Assume true for some $n=k$, ie $T_k = \frac{1}{2^{2k}} \binom{2k}{k}$ so
\begin{align*}
&& T_{k+1} &= \frac{2(k+1)-1}{2(k+1)} \frac{1}{2^{2k}} \binom{2k}{k} \\
&&&= \frac{2k+1}{k+1} \frac{1}{2^{2k+1}} \frac{(2k)!}{k!k!} \\
&&&= \frac{2(k+1)(2k+1)}{(k+1)(k+1)} \frac{1}{2^{2(k+1)}} \frac{(2k)!}{k!k!} \\
&&&= \frac{1}{2^{2(k+1)}} \frac{(2k+2)!}{(k+1)!(k+1)!} \\
&&&= \frac{1}{2^{2(k+1)}} \binom{2(k+1)}{k+1}
\end{align*}
and therefore it's true for all $n$.
\item Notice that $(1-x)^{-\frac12} = 1 + (-\tfrac12)(-x) + \frac{(-\frac12)(-\frac32)}{2!}(-x)^2+\cdots$ in particular $a_r = \frac{(-\frac12 - r)}{r}(-1)a_{r-1} = \frac{2r-1}{2r}a_{r-1}$. Since $a_0 = 1$ we have $a_r = T_r$ for all $r$.
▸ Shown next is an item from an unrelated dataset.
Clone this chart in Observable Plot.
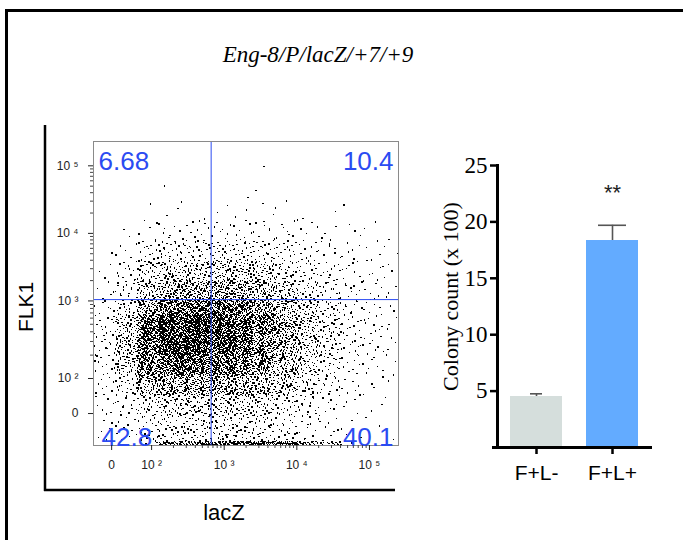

\item Notice that \begin{align*}
&& (1-x)^{-\frac32} &= \sum_{r=0}^\infty b_r x^r \\
&&&= \sum_{r=0}^\infty \frac{(-\frac32)\cdot(-\frac32-1)\cdots (-\frac32-(r-1))}{r!}(-x)^r \\
&&&= \sum_{r=0}^\infty \frac{(-\frac12-1)\cdot(-\frac12-2)\cdots (-\frac12-r)}{r!}(-x)^r \\
\end{align*}
Therefore $\frac{b_r}{a_r} = \frac{r+\frac12}{\frac12} = 2r+1$ so $b_r = \frac{2r+1}{2^{2r}} \binom{2r}{r}$
\item Notice that \begin{align*}
&& (1-x)^{-\frac32} &= (1-x)^{-\frac12}(1-x)^{-1} \\
&&&= (1 + x+ x^2 + \cdots) \sum_{r=0}^{\infty} a_r x^r \\
&&&= \sum_{i=0}^{\infty} \sum_{k=0}^n a_r x^i
\end{align*}
So we must have $b_r = \sum_{i=0}^ra_i$ which is the required result
\end{questionparts}
A large number of attempts at this question were seen and many candidates were able to produce good solutions. Part (i) was answered well, although a number of candidates did not select the correct base case. Several solutions did not give sufficient detail in the proof to gain full credit however. Since the required form is known, it is important that steps in the solution are shown clearly. In part (ii) many candidates started by calculating some of the terms and then attempted to spot a pattern, or match the terms to the desired result. To gain full credit a solution that showed the form of the general term of the binomial series expansion was required. In a small number of cases combinatorial coefficients with non-integer arguments were used, but no explanation was given of the meaning of this notation. In part (iii) a number of candidates again did not write down the binomial coefficients and used pattern spotting. In general, candidates who had successfully answered part (ii) were also successful in part (iii). Some good solutions to part (iv) were seen, but often there was insufficient detail in the solutions to gain full credit.